California is no stranger to drought cycles. According to the California Department of Water Resources, droughts since 2012 have been more frequent and severe, with the droughts of the past two years breaking records set nearly half a century ago. With atmospheric conditions severely affected by climate change, it appears California may well continue to suffer shrinking water supplies and increased fire danger.

While private citizens face tightening water restrictions, companies and industries

– including construction, are learning to adapt their projects and methods to a wide range of drought-induced changes.


In 2015, after four years of drought, California approved new state building codes restricting water-greedy landscaping around new construction including homes, schools, and businesses. The new codes cut by 20% the amount of water landscaping could use and required developers to plant more drought-friendly foliage and less turf. These codes are still in effect.

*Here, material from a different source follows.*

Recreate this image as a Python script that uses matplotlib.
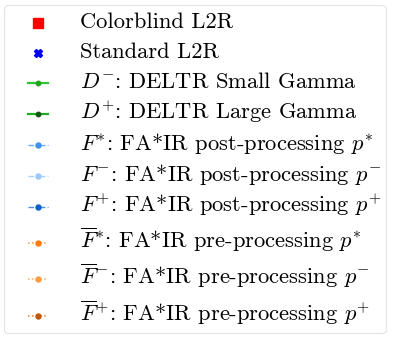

The swimming pool construction industry was an integral part of California life for decades. However, some pool companies were forced to close their doors due to hardline restrictions on installation and water usage during the first several years of the drought. Some areas such as Montecito banned new pool construction completely. Where pool construction is permitted, companies have adapted by now offering the option of a shallow pool with no diving board to conserve water.


The 2021-22 Governor’s Budget has allotted funds to state agencies for improvements in water security infrastructure, promising a host of new construction jobs. Areas to be addressed include water efficiency projects to assist in improving over-drafted groundwater basins and flood risk reduction across the state. In addition, funding has been approved for levee improvements and emergency preparedness in the Sacramento-San Joaquin Delta.

Amidst these challenges, restrictions, and surprising new opportunities, the California construction industry has managed to thrive by embracing increased

water and energy efficiency and conservation. After a two-year decline, California construction reported a 20% surge in single-family residences during the first half of 2021 over the same period in 2020 and a 21% increase in multi-family housing.